Que papel as sessões de psicanálise tiveram nisso? No livro você aborda situações familiares até então intocadas, como a relação que não existiu com o seu irmão natimorto, a sua família, o seu passado? Seria essa catarse fruto das sessões que você teve?
— Augusto de Campos disse, certa vez, que via a rima não como um automatismo, mas, ao contrário, como um estímulo para seguir por um caminho que a mente normalmente não seguiria, uma desautomatização. Começar a fazer análise tão tardiamente, aos 60 anos, quando nossa relação com o impossível já está muito mais ao abrigo de sintomas e tristezas, me permitiu fazer desse convite a associar no divã, livremente, uma possibilidade de seguir um caminho por onde nunca fui. Sou muito filho do Anti-Édipo para achar que o inconsciente é um arquivo. Sei que, ao contrário, ele é uma usina, fábrica. Sei que a memória não é quadro congelado, mas se transforma a cada nova atualização, a cada novo acesso que fazemos a ela. Mais do que uma catarse, foi uma deriva. Esta sessão do livro, “Kinderszenen” (cenas infantis), foi, por margem muito larga, a que exigiu maior plasticidade da linguagem. Como fazer a voz aderir ao que não para de se transformar?

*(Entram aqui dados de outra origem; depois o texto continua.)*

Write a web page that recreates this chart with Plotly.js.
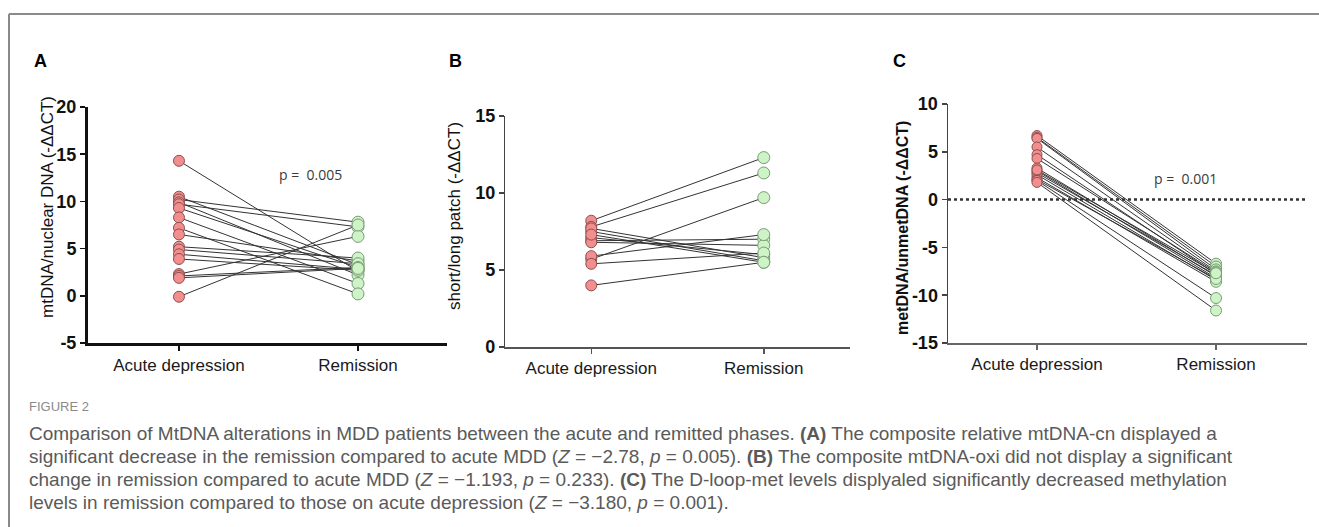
<!DOCTYPE html>
<html>
<head>
<meta charset="utf-8">
<script src="https://cdn.plot.ly/plotly-3.0.1.min.js"></script>
<style>
html,body{margin:0;padding:0;background:#fff;}
#chart{width:1319px;height:527px;}
</style>
</head>
<body>
<div id="chart"></div>
<script>
// ---- data ----
var categories = ["Acute depression", "Remission"];

// Panel A: mtDNA/nuclear DNA (-ΔΔCT)
var A_acute     = [14.3, 10.5, 10.2, 9.9, 9.7, 9.3, 8.3, 7.2, 6.5, 5.2, 4.9, 4.4, 3.9, 2.3, 2.1, 1.9, -0.1];
var A_remission = [2.6, 3.3, 7.8, 2.2, 7.3, 3.0, 1.3, 0.2, 3.7, 4.0, 3.4, 2.8, 2.7, 6.3, 3.0, 2.9, 7.5];

// Panel B: short/long patch (-ΔΔCT)
var B_acute     = [8.2, 7.8, 5.7, 7.5, 7.7, 7.1, 6.9, 6.8, 5.9, 5.4, 7.3, 4.0];
var B_remission = [12.3, 11.3, 9.7, 5.6, 5.8, 6.0, 7.0, 6.6, 7.3, 6.1, 5.5, 5.5];

// Panel C: metDNA/unmetDNA (-ΔΔCT)
var C_acute     = [6.7, 6.5, 6.4, 5.5, 4.7, 4.3, 3.3, 3.0, 2.8, 2.6, 2.3, 2.1, 2.0, 1.8, 3.1];
var C_remission = [-6.7, -7.0, -7.3, -7.5, -7.8, -7.6, -8.0, -8.2, -7.9, -8.4, -8.6, -8.3, -10.3, -11.6, -7.7];

// tick labels
var A_ticks = [-5, 0, 5, 10, 15, 20];
var A_tickText = ["-5", "0", "5", "10", "15", "20"];
var B_ticks = [0, 5, 10, 15];
var B_tickText = ["0", "5", "10", "15"];
var C_ticks = [-15, -10, -5, 0, 5, 10];
var C_tickText = ["-15", "-10", "-5", "0", "5", "10"];

var yTitles = ["mtDNA/nuclear DNA (-ΔΔCT)", "short/long patch (-ΔΔCT)", "metDNA/unmetDNA (-ΔΔCT)"];
var panelLetters = ["A", "B", "C"];
var pLabels = ["p =  0.005", "p =  0.001"];

var figLabel = "FIGURE 2";
var captionLines = [
  "Comparison of MtDNA alterations in MDD patients between the acute and remitted phases. <b>(A)</b> The composite relative mtDNA-cn displayed a",
  "significant decrease in the remission compared to acute MDD (<i>Z</i> = −2.78, <i>p</i> = 0.005). <b>(B)</b> The composite mtDNA-oxi did not display a significant",
  "change in remission compared to acute MDD (<i>Z</i> = −1.193, <i>p</i> = 0.233). <b>(C)</b> The D-loop-met levels displyaled significantly decreased methylation",
  "levels in remission compared to those on acute depression (<i>Z</i> = −3.180, <i>p</i> = 0.001)."
];

// ---- helpers ----
var W = 1319, H = 527;
function px(x){ return x / W; }
function py(y){ return 1 - y / H; }

var RED_FILL = "#F28E8E", RED_LINE = "#8c5050";
var GREEN_FILL = "#CDF3C6", GREEN_LINE = "#7a9c76";

function panelTraces(acute, remission, xa, ya, mSize){
  var lx = [], ly = [];
  for (var i = 0; i < acute.length; i++){
    lx.push(categories[0], categories[1], null);
    ly.push(acute[i], remission[i], null);
  }
  return [
    {type:"scatter", mode:"lines", x:lx, y:ly, xaxis:xa, yaxis:ya,
     line:{color:"#333333", width:1}, hoverinfo:"skip", connectgaps:false},
    {type:"scatter", mode:"markers", x:acute.map(function(){return categories[0];}), y:acute,
     xaxis:xa, yaxis:ya, marker:{size:mSize, color:RED_FILL, line:{color:RED_LINE, width:1}}},
    {type:"scatter", mode:"markers", x:remission.map(function(){return categories[1];}), y:remission,
     xaxis:xa, yaxis:ya, marker:{size:mSize+1, color:GREEN_FILL, line:{color:GREEN_LINE, width:1}}}
  ];
}

var data = [].concat(
  panelTraces(A_acute, A_remission, "x", "y", 11),
  panelTraces(B_acute, B_remission, "x2", "y2", 11),
  panelTraces(C_acute, C_remission, "x3", "y3", 10)
);

var baseFont = "Liberation Sans, Arial, sans-serif";

function xAxis(dom, anchor, rng, lw, lc){
  return {domain:dom, anchor:anchor, type:"category", range:rng,
    showline:true, linewidth:lw, linecolor:lc, ticks:"outside", ticklen:5, tickwidth:1.5, tickcolor:lc,
    showgrid:false, zeroline:false, fixedrange:true,
    tickfont:{family:baseFont, size:17, color:"#1a1a1a"}};
}
function yAxis(dom, anchor, rng, lw, lc, tv, tt){
  return {domain:dom, anchor:anchor, range:rng, tickmode:"array", tickvals:tv, ticktext:tt,
    showline:true, linewidth:lw, linecolor:lc, ticks:"outside", ticklen:5, tickwidth:1.5, tickcolor:lc,
    showgrid:false, zeroline:false, fixedrange:true,
    tickfont:{family:baseFont, size:18, color:"#111", weight:"bold"}};
}

var layout = {
  width:W, height:H, margin:{l:0, r:0, t:0, b:0},
  paper_bgcolor:"#ffffff", plot_bgcolor:"rgba(0,0,0,0)",
  showlegend:false,
  xaxis:  xAxis([px(88), px(447)], "y",  [-0.508, 1.497], 3, "#111"),
  yaxis:  yAxis([py(343), py(107)], "x",  [-5, 20], 3, "#111", A_ticks, A_tickText),
  xaxis2: xAxis([px(505), px(850)], "y2", [-0.5, 1.5], 2, "#555"),
  yaxis2: yAxis([py(347), py(116)], "x2", [0, 15], 1.2, "#444", B_ticks, B_tickText),
  xaxis3: xAxis([px(948), px(1307)], "y3", [-0.497, 1.508], 2, "#666"),
  yaxis3: yAxis([py(343), py(104)], "x3", [-15, 10], 1.5, "#444", C_ticks, C_tickText),
  shapes:[
    {type:"line", xref:"x3 domain", yref:"y3", x0:0, x1:1, y0:0, y1:0,
     line:{color:"#333", width:2.5, dash:"dot"}, layer:"below"},
    {type:"line", xref:"paper", yref:"paper", x0:px(9), x1:1, y0:py(14), y1:py(14),
     line:{color:"#8a8a8a", width:2}},
    {type:"line", xref:"paper", yref:"paper", x0:px(9), x1:px(9), y0:py(14), y1:0,
     line:{color:"#8a8a8a", width:2}}
  ],
  annotations:[]
};

var ann = layout.annotations;
var letterX = [32, 447, 891];
for (var i = 0; i < 3; i++){
  ann.push({xref:"paper", yref:"paper", x:px(letterX[i]), y:py(61), xanchor:"left", yanchor:"middle",
    text:panelLetters[i], showarrow:false, font:{family:baseFont, size:18, color:"#000", weight:"bold"}});
}
var titleX = [47, 454, 902], titleY = [207, 216, 228];
var titleW = ["normal", "normal", "bold"], titleS = [17, 17, 16];
for (var j = 0; j < 3; j++){
  ann.push({xref:"paper", yref:"paper", x:px(titleX[j]), y:py(titleY[j]), xanchor:"center", yanchor:"middle",
    textangle:-90, text:yTitles[j], showarrow:false,
    font:{family:baseFont, size:titleS[j], color:"#111", weight:titleW[j]}});
}
ann.push({xref:"paper", yref:"paper", x:px(310), y:py(175), xanchor:"center", yanchor:"middle",
  text:pLabels[0], showarrow:false, font:{family:"Open Sans, Liberation Sans, sans-serif", size:14, color:"#3a3a3a"}});
ann.push({xref:"paper", yref:"paper", x:px(1185), y:py(178), xanchor:"center", yanchor:"middle",
  text:pLabels[1], showarrow:false, font:{family:"Open Sans, Liberation Sans, sans-serif", size:14, color:"#3a3a3a"}});

ann.push({xref:"paper", yref:"paper", x:px(27), y:py(406), xanchor:"left", yanchor:"middle",
  text:figLabel, showarrow:false, font:{family:"Liberation Sans Narrow, Liberation Sans, sans-serif", size:13, color:"#8a8a8a"}});
var capY = [433, 456, 479, 502];
for (var k = 0; k < captionLines.length; k++){
  ann.push({xref:"paper", yref:"paper", x:px(27), y:py(capY[k]), xanchor:"left", yanchor:"middle",
    text:captionLines[k], showarrow:false, align:"left",
    font:{family:baseFont, size:19, color:"#5a5a5a"}});
}

Plotly.newPlot("chart", data, layout, {displayModeBar:false, staticPlot:true});
</script>
</body>
</html>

Você também registra a solidão, o recomeço após um rompimento amoroso, o readequar-se a novos espaços. Ao mesmo tempo em que percebemos a dor, transparece também a alegria de seguir novos caminhos. Isso é real?
— Que bom que você percebeu isso dessa maneira, essa alegria. Eu também leio assim. Parei um pouco de falar do livro, de dar entrevistas, quando senti que Vida: Efeito-V estava se tornando uma espécie de gancho jornalístico do tipo: a história do poeta angustiado que foi fazer análise e saiu com um livro novo, quase um caso de superação. Ora, o fim (do amor, da existência, do dia) é uma dimensão da vida. A composição musical mais antiga (pelo menos entre aquelas de que se conhece a notação musical), o “Epitáfio de Seikilos”, já diz: “o tempo exige o fim”. Para mim, essas coisas, a análise, mesmo a amizade depois do amor, que é outro tipo de amor depois do amor, a escrita do livro, tudo isso era vida e não morte, era potência. Era vitalidade até como forma de resistir à pandemia, que no fim das contas era o nosso triste contexto mundial no momento. Vejo esse livro como saúde, tem muito amor ali, e como já disse o Guimarães Rosa, qualquer amor já é um pouquinho de saúde.
Na orelha do livro, Flora Süssekind chama atenção para a potência que o efeito V, conceito usado por Brecht e a obra Vida, modo de usar, de George Perec, tiveram nesse trabalho. Como se deu isso?
— São dois autores geniais. O Perec eu conhecia muito bem da época em que estudava literatura francesa na faculdade e era apaixonado pelas invenções do grupo OULIPO. O Brecht eu conhecia menos um pouco, mas dei a sorte de ficar muito próximo da poeta Maria Eduarda Castro justamente quando ela estava fazendo seu doutorado em filosofia sobre Brecht e Walter Benjamin. Conviver cotidianamente com seu estudo foi um aprendizado gigantesco pra mim. Praticamente, posso dizer que ela me apresentou o marxismo. Mesmo sabendo que toda explicação é uma ilusão, eu diria que o Brecht (aliás, um grande leitor do I Ching) me mostrava que nada é estável, que tudo é mudança, revolução. E Perec me mostrava quão versátil a linguagem podia e deveria ser para dar conta de algo que é fluxo, ritmo, mutação.